FAM’s communications team (affectionately called “commsrades”) has garnered national attention within the AFT and AAUP. With our mix of union education, faculty and librarian testimonials, witty Monday memes, and TikTok bargaining updates, we communicate with members through multiple modes and media, including local and national press, editorials and op-eds, emails to members, an informative and accessible website, striking graphics and videos, and four social media accounts (Facebook, X [formerly Twitter], Instagram, and TikTok). It’s important to have our messaging on multiple platforms and in multiple modes to reach all our members and allies, as well as the public. We are also sure to diversify the mood and look of our content—whether we are outraged, elated, determined, funny, or straightforward. We don’t always want to be one thing. 

During the negotiating phase, we share bargaining updates as soon as possible, often immediately after bargaining closes for the day. This ensures that our members can see our updates first, before management’s sometimes misleading summaries go out. We send email updates, post updates on the website, and send text messages about them (using the Hustle platform). “We have developed a template that we update throughout the bargaining day in real time,” says Makarowski. “Then, we take an hour or so after bargaining ends to polish the summary, send out the updates, and post to social media. There are a lot of steps, but it’s worth it.” 

In addition to sending bargaining updates, we tap into social media trends that work in our favor and gain us views, including through TikTok. We develop graphics that illustrate management’s union-busting tactics and how senior administrators’ and coaches’ salaries have skyrocketed compared to the faculty’s (from 2016 to 2023, full-time faculty salaries increased 14 percent while management salaries increased 42 percent). 

Speaking of pay, our website wizard—and web services librarian—Jerry Yarnetsky developed a series of online pay proposal calculators that show the real impact that FAM’s compensation proposal would have on our members’ lives and families. “It’s one thing to read our proposals in the abstract,” says Yarnetsky, “and another to put in your own specific salary and see the number that could result from our proposal. It changes minds.” (Yarnetsky is also the designer of our two proposal trackers, one for each unit, which allow members to read the language of our proposals in full at any time.) Communicating effectively with our members is central to everything we do. It’s union education, member activation, and solidarity building. 

Looking Ahead

As of this writing, we are still in negotiations for our first contract. We’ve been at it for almost a year now, and we are making steady progress and coming to key compromises with management. We hope to complete our first contract in the course of the 2024–25 academic year. 

But we still need to see movement on our members’ major priorities, including compensation; job protections for longer-term contract faculty (teaching, clinical professors, and lecturers) and librarians; and protections for academic freedom. We’re hopeful and determined. We’ve been strategizing how we might put even greater pressure on management this fall, especially around compensation (many members’ top priority, given that our salaries are lower than those of our peers and have not kept up with the cost of living). 

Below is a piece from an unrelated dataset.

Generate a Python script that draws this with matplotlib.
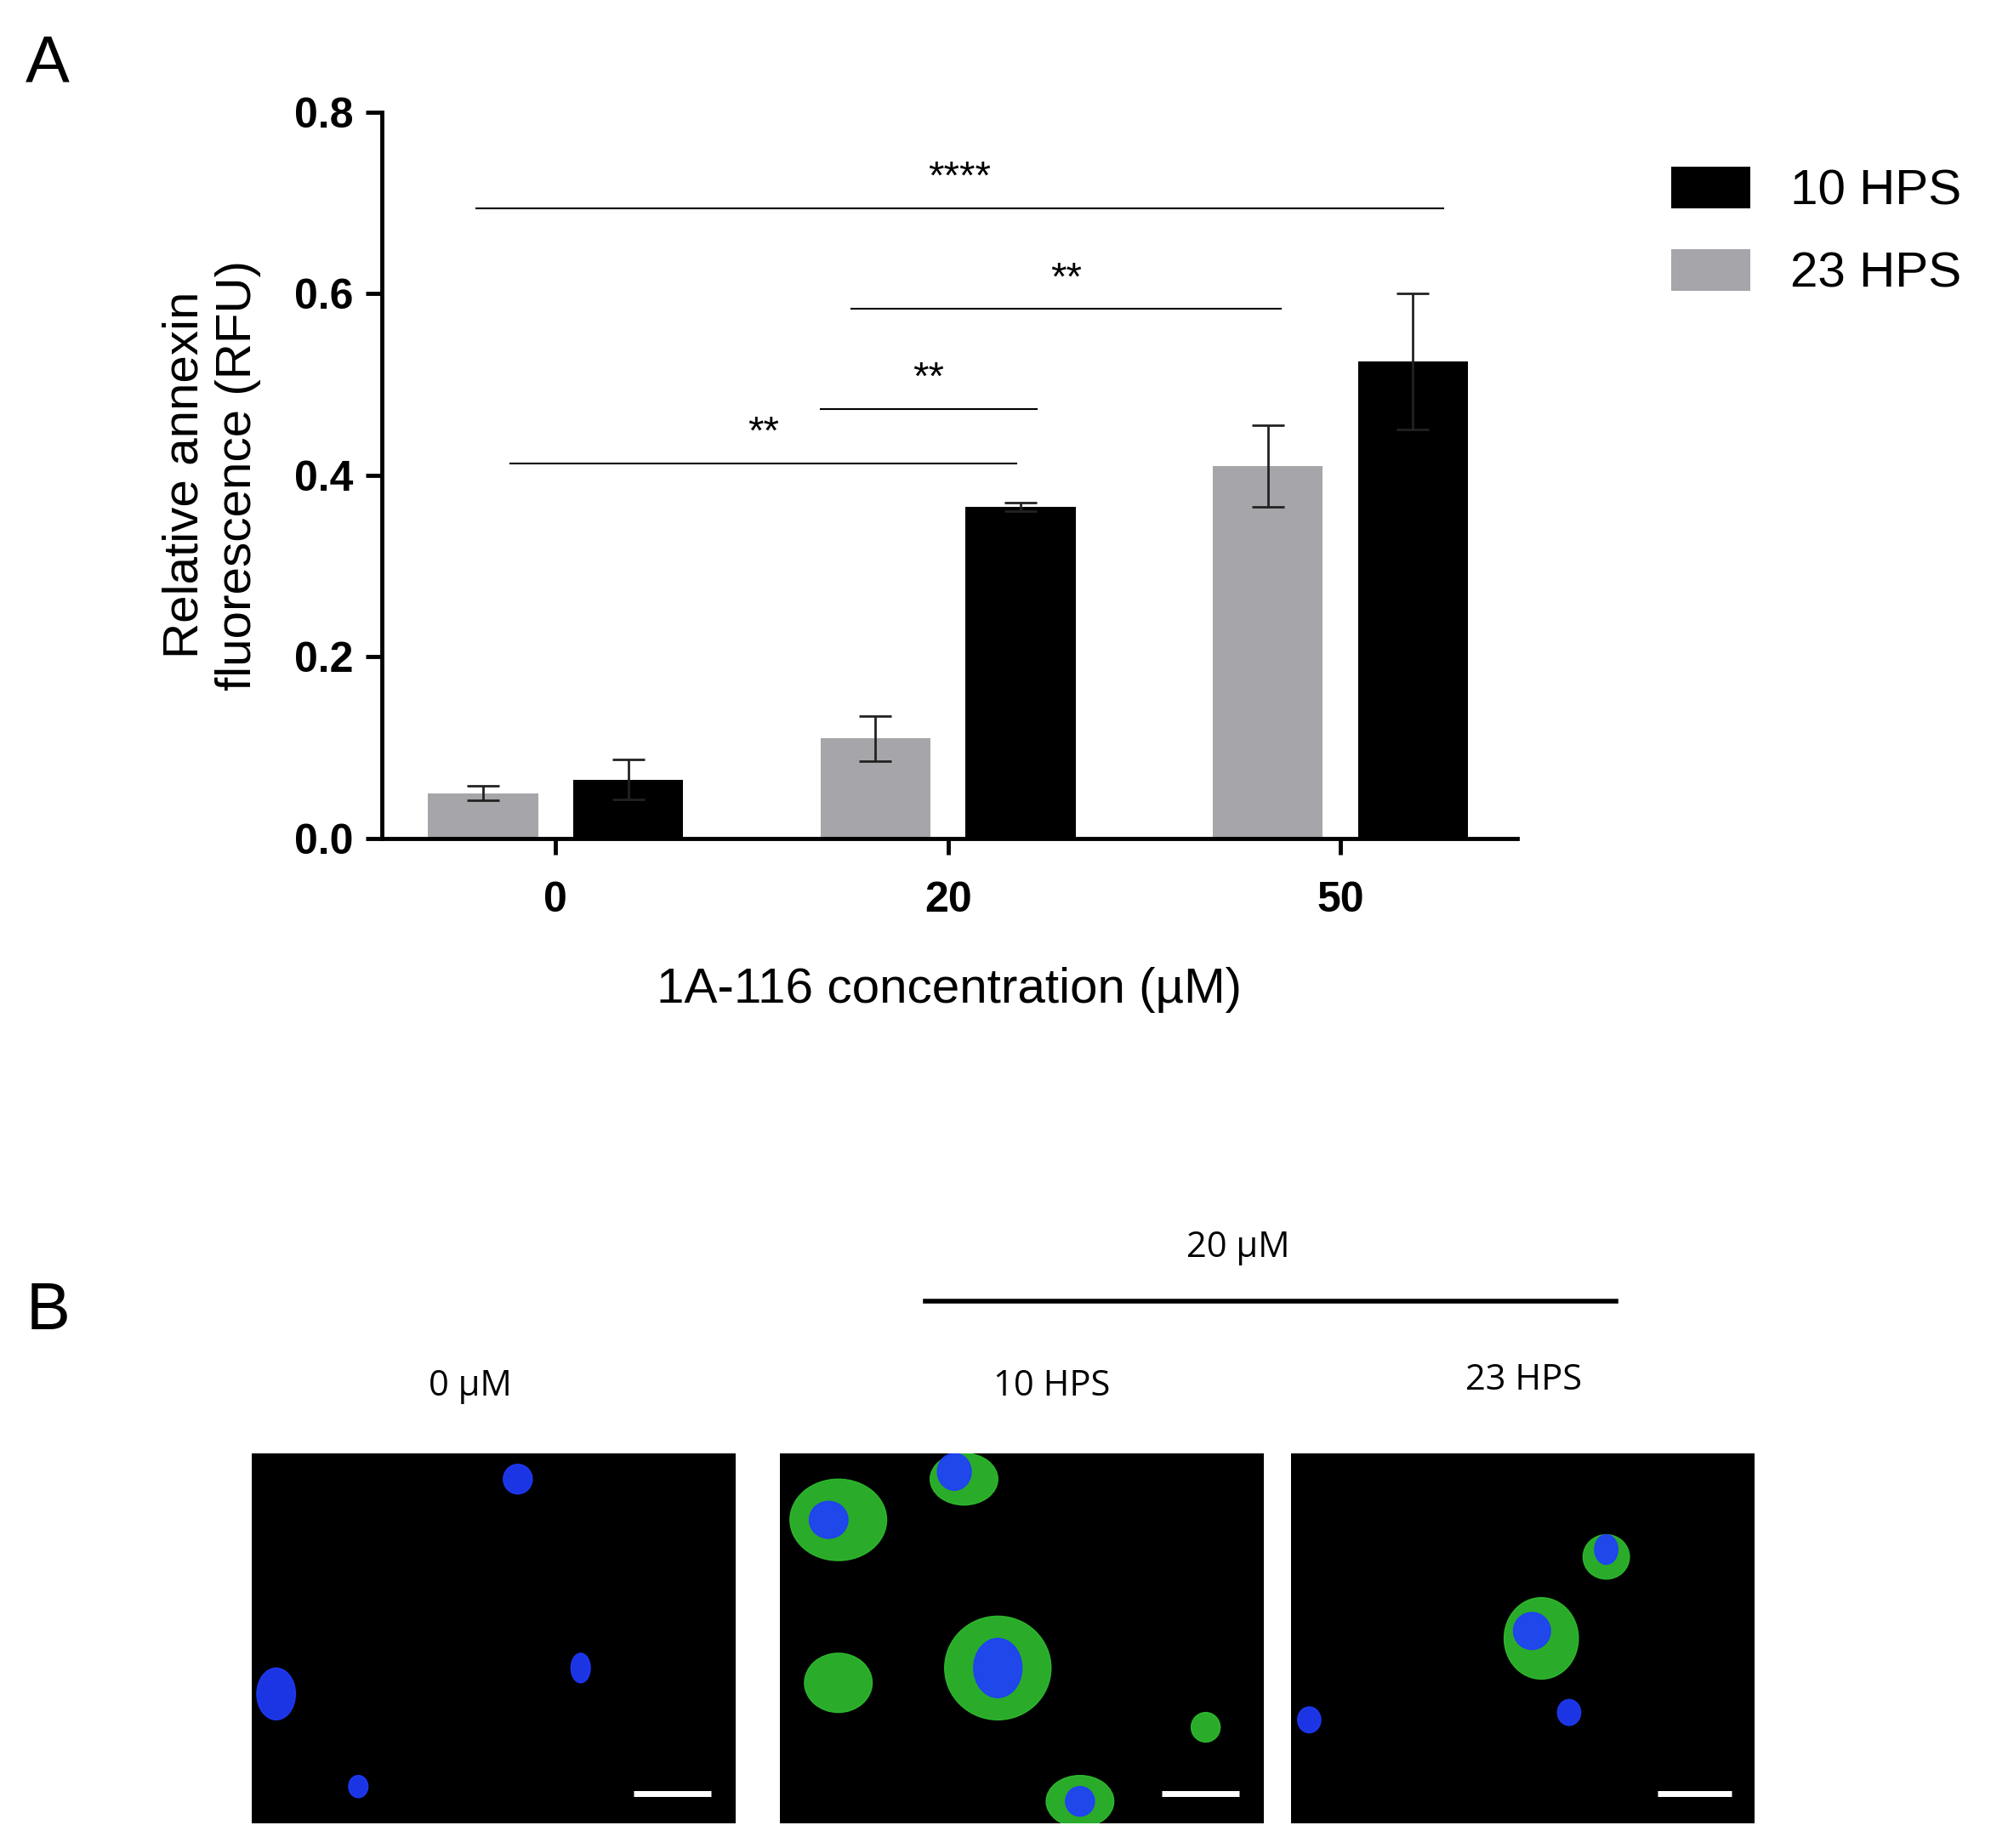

At the outset of bargaining, we didn’t anticipate how much dedicated effort putting a new contract in place would take, or how absurdly hard management would push back. Our bosses still hope FAM will go away, and they find endless ways to condescend to, trifle with, and try to disempower our new union. It’s frustrating, but so far, their efforts have made us stronger.

We also didn’t know how much we’d grow. Members who didn’t want to participate in organizing outreach now happily serve on our negotiating team, and colleagues who voted against unionizing have pitched in to draft proposals on issues they cared about. Suspicious colleagues have become committed FAMsters—not all, but more each month.

What we knew before, and know even better now, is that organizing never ends, because solidarity wins.

Theresa A. Kulbaga is professor of English at Miami University, where she also serves as chair of communications and as a lead negotiator for FAM.